The rest of this is a trip down memory lane, but fundamentally feels off-topic the the issue, but on-topic to where the discussion has gone, hence I made it collapsible so that you don't all have to see it.
Many years ago (40+) a decision was made that uppercase extensions in C universe is treated as non-C files that need pre-processing (.C needed pre processing from the new C with classes language to c, uppercase S means preprocessing before being passed as lowercase s to the assembler, similar for fortran (F vs f)). IMHO that was a silly decision, but one that has been around forever. In practice uppercase C is rarely used as using case sensitivity to distinguish between names is silly and the alternatives of using cpp, cc, cxx, etc makes more sense.
This discussion/issue doesn't have to do with Windows really. It has to do with what extensions mean. In many contexts extensions are case insensitive, e.g. .jpg vs. JPG should be treated the same. I don't know for sure if this is what Rafael was doing nearly 20 years ago with content types in https://github.com/eclipse-platform/eclipse.platform/commit/8cee0a021f8eb1a3834e802e6e4e9278933117e7 - but it is an educated guess.

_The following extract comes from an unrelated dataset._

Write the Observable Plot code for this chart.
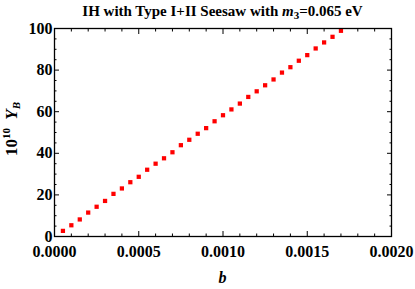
<!DOCTYPE html>
<html>
<head>
<meta charset="utf-8">
<script src="https://cdn.jsdelivr.net/npm/d3@7"></script>
<script src="https://cdn.jsdelivr.net/npm/@observablehq/plot@0.6"></script>
<style>
  html, body { margin: 0; padding: 0; background: #fff; }
  #chart { width: 415px; height: 289px; }
</style>
</head>
<body>
<div id="chart"></div>
<script>
// Data
const bValues = [0.00005, 0.00010, 0.00015, 0.00020, 0.00025, 0.00030, 0.00035, 0.00040, 0.00045, 0.00050,
                 0.00055, 0.00060, 0.00065, 0.00070, 0.00075, 0.00080, 0.00085, 0.00090, 0.00095, 0.00100,
                 0.00105, 0.00110, 0.00115, 0.00120, 0.00125, 0.00130, 0.00135, 0.00140, 0.00145, 0.00150,
                 0.00155, 0.00160, 0.00165, 0.00170];
const YBValues = [2.7, 5.4, 8.2, 11.5, 14.3, 17.1, 20.5, 23.1, 26.1, 28.7,
                  32.1, 35.0, 37.6, 40.5, 43.9, 46.5, 49.4, 52.1, 55.4, 58.3,
                  61.1, 63.9, 67.1, 69.8, 72.7, 75.5, 78.8, 81.4, 84.5, 87.2,
                  90.4, 93.3, 96.0, 98.9];
const xMajorTicks = [0, 0.0005, 0.0010, 0.0015, 0.0020];
const xMinorTicks = [0.0001, 0.0002, 0.0003, 0.0004, 0.0006, 0.0007, 0.0008, 0.0009,
                     0.0011, 0.0012, 0.0013, 0.0014, 0.0016, 0.0017, 0.0018, 0.0019];
const yMajorTicks = [0, 20, 40, 60, 80, 100];
const yMinorTicks = [5, 10, 15, 25, 30, 35, 45, 50, 55, 65, 70, 75, 85, 90, 95];
const titleMain = "IH with Type I+II Seesaw with ";
const titleVar = "m";
const titleSub = "3";
const titleRest = "=0.065 eV";
const xLabel = "b";

const data = bValues.map((b, i) => ({b, y: YBValues[i]}));

const font = "'Liberation Serif', 'Times New Roman', serif";
const noText = () => "";

function tickAxes(axisFn, anchors, major, minor) {
  const out = [];
  for (const anchor of anchors) {
    out.push(axisFn({anchor, ticks: major, tickSize: -5, tickFormat: noText, label: null, strokeWidth: 1}));
    out.push(axisFn({anchor, ticks: minor, tickSize: -2.5, tickFormat: noText, label: null, strokeWidth: 1}));
  }
  return out;
}

const plot = Plot.plot({
  width: 415,
  height: 289,
  marginLeft: 54,
  marginRight: 24,
  marginTop: 28,
  marginBottom: 53,
  x: {domain: [0, 0.002]},
  y: {domain: [0, 100]},
  style: {fontFamily: font, fontWeight: "bold", fontSize: "16px", color: "black", background: "white"},
  marks: [
    ...tickAxes(Plot.axisX, ["bottom", "top"], xMajorTicks, xMinorTicks),
    ...tickAxes(Plot.axisY, ["left", "right"], yMajorTicks, yMinorTicks),
    Plot.axisX({anchor: "bottom", ticks: xMajorTicks, tickSize: 0, tickPadding: 9, tickFormat: d3.format(".4f"), label: null}),
    Plot.axisY({anchor: "left", ticks: yMajorTicks, tickSize: 0, tickPadding: 2, tickFormat: d3.format("d"), label: null}),
    Plot.dot(data, {x: "b", y: "y", symbol: "square", r: 2.4, fill: "#ff0000", stroke: "none"}),
    Plot.frame({stroke: "black", strokeWidth: 1.3})
  ]
});

document.getElementById("chart").appendChild(plot);

// Titles and axis labels with rich formatting
const svg = d3.select(plot);
const xs = plot.scale("x").range;
const ys = plot.scale("y").range;
const cx = (xs[0] + xs[1]) / 2;
const cy = (ys[0] + ys[1]) / 2;

const t = svg.append("text")
  .attr("x", cx).attr("y", 16)
  .attr("text-anchor", "middle")
  .style("font-family", font).style("font-weight", "bold").style("font-size", "15px");
t.append("tspan").text(titleMain);
t.append("tspan").style("font-style", "italic").text(titleVar);
t.append("tspan").attr("dy", 3).style("font-size", "11px").text(titleSub);
t.append("tspan").attr("dy", -3).text(titleRest);

svg.append("text")
  .attr("x", cx).attr("y", 283)
  .attr("text-anchor", "middle")
  .style("font-family", font).style("font-weight", "bold").style("font-style", "italic").style("font-size", "16px")
  .text(xLabel);

const yl = svg.append("text")
  .attr("transform", `translate(17,${cy - 3}) rotate(-90)`)
  .attr("text-anchor", "middle")
  .style("font-family", font).style("font-weight", "bold").style("font-size", "17px");
yl.append("tspan").text("10");
yl.append("tspan").attr("dy", -7).style("font-size", "11px").text("10");
yl.append("tspan").attr("dy", 7).text("\u2002");
yl.append("tspan").style("font-style", "italic").text("Y");
yl.append("tspan").attr("dy", 3).style("font-size", "11px").style("font-style", "italic").text("B");
</script>
</body>
</html>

Note the issue that @jantje has raised doesn't affect CDT as he points out - CDT has had proprietary handling of content types since early days of CDT (~17 years ago .C vs .c support was added)
CDT has a more complete and complex type system than is available in Eclipse Platform, allowing users to add arbitrary file patterns as different content types, and allows different projects to have the same file name patterns for different content types (or vice-versa). (FWIW this feature of CDT is very much used in the field - ask if you want more details)
The above mentioned feature request would not be useful for CDT itself (although perhaps it would be for @jantje's extension) as an additional particularity of CDT's handling is that .h (lower case only) can sometimes map to C++ content type and sometimes to C content type. See this code and related methods for the details.
This ycombinator discussion reminded me that .CPP and .cpp are both understood by GCC as C++ files.
@jonahgraham Thanks for the trip down memory lane.